Moving with Your Fish
How to get Your Fish to Your New Home Happy and Healthy
(The First Tank Guide)
Many people ask about moving with their fish. Though this can be very stressful to your fish, there are many things that you can do to make their experience more pleasant, and to increase the survival rate through this ordeal. Battery powered air pumps and oxygen releasing stones are available in some areas to ease the stress on the fish when you move.
Start by taking down the aquarium last when packing, and putting it up first on arrival. This will minimize the time your fish have to spend in a overcrowded containers and poor water conditions. Hopefully, you will have an opportunity to inspect your new home and select a good location for the aquarium prior to actually having to move. Remember, when you are looking at the new location, to keep in mind that you will want access to electrical outlets, you will want to be close to a source of water, you will want to minimize or eliminate the exposure to direct sunlight, you will want to provide sufficient space for the tank and all of its accessories, and you will want to be sure that the floor you are setting the tank on will support the weight nicely.
Second, take as much of the water from your fish tank as reasonably
possible with you. This will minimize the stress on your fish, as
they will be able to get used to the new water chemistry slowly over
the course of several weeks as you do your regular 10-15% weekly water changes.
An easy way to do this is to get several clean five gallon buckets. Drain water from the tank into these buckets until the buckets are about two-thirds full. If you do not have lids for your buckets, plastic grocery bags often will fit snugly and prevent your water from splashing while still allowing air to get in so that your fish and plants can breathe.
Pull out all of your decorations and place them in spare buckets or boxes for the trip. Carefully inspect each piece to make sure you do not have any fish or animals hiding inside a hole in a rock or a hollow in a castle. Remove live plants from the tank and place them in a bucket or two of water for the trip.
Catch the fish from your tank, and place them in one of the buckets (if you have a lot of fish or if your fish are large or particularly aggressive, you may need to split them between buckets). Take an inventory of your fish to make sure you caught everybody and aren't leaving any behind in the fish tank.
Be sure to drain as much of the water from your tank as you can - even a small volume of water in your tank can cause the bottom to crack or shatter when the tank is tipped or twisted. With larger tanks, you may also want to remove the gravel from the tank to prevent its weight from breaking your tank bottom when you move the tank. Five gallon buckets also work well for hauling gravel.

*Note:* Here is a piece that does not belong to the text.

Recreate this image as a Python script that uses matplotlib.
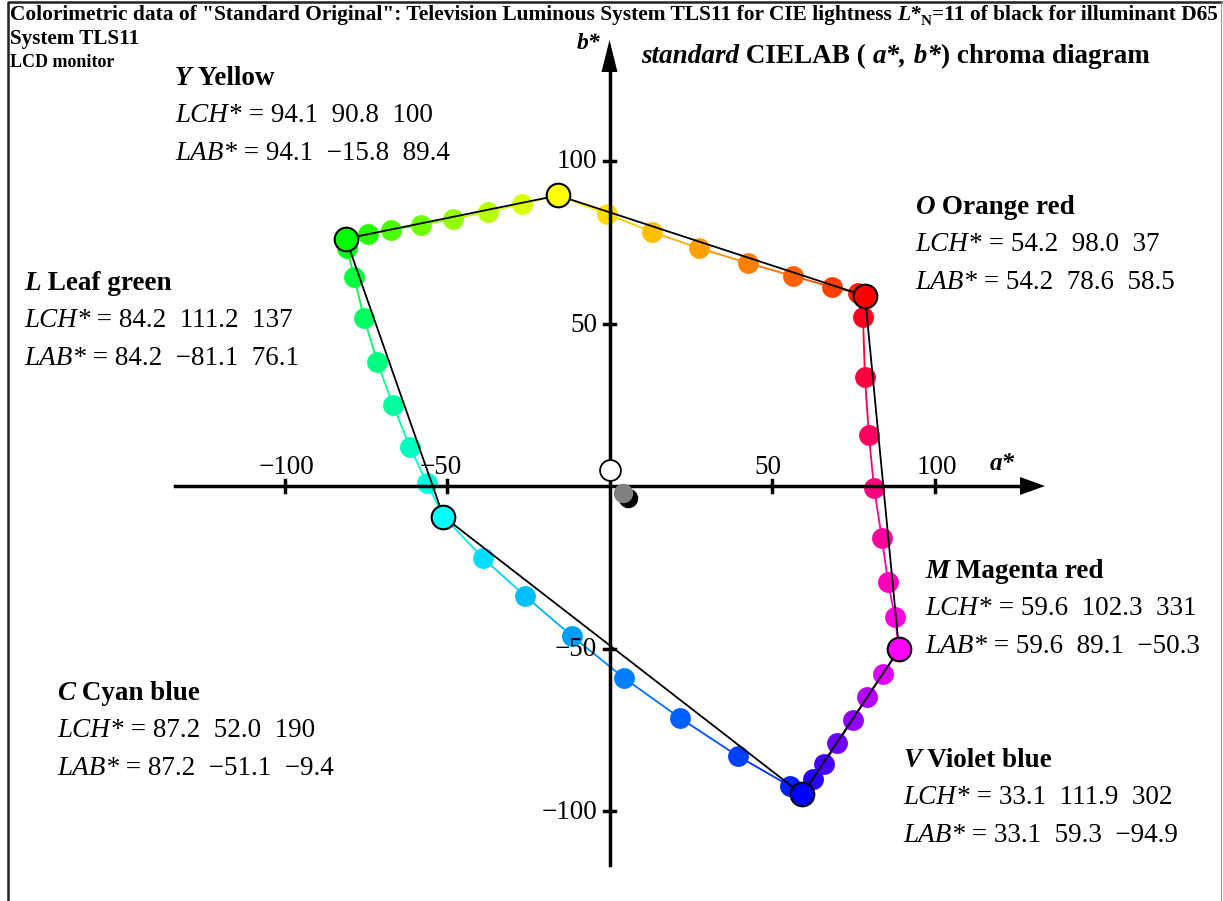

Remember, the more water you can bring with you when you move, the easier the trip will be on your finned friends.
Get the fish in their tank promptly when you arrive. Set up the heater, filters, and pumps. Remember, don't plug in or turn on heaters or pumps when they do not have water to cool them, or you may cause damage or injury to yourself or your fish. Then return the gravel to the tank if you removed it. After you have the gravel situated, you should begin filling the tank with the water in your buckets. As you fill the tank, place your decorations and plant your plants. Get as much water as you can back into the tank, then net the fish out of their bucket and gently release them into your tank. After all the fish are out of their bucket, add that water to the tank. You may have to top off your tank with dechlorinated tap water from your new home. Once the tank is filled and the fish and decorations have been introduced, let the tank sit for at least half an hour so that temperatures can equalize before you turn on the heater. Once you have the heater an pumps running, remember to check everything several times in the next couple of days to be sure that the heater is keeping things at the correct temperature, that the pumps and filters are working correctly, and that the fish are all doing all right.
Visit your new local fish store. If you have moved to a new city, it is a good idea to familiarize yourself with the local retailers. Look around and see if you can find the cartridges or media you need for the filter system(s) you have, look through selections of food and medications to see what products are available.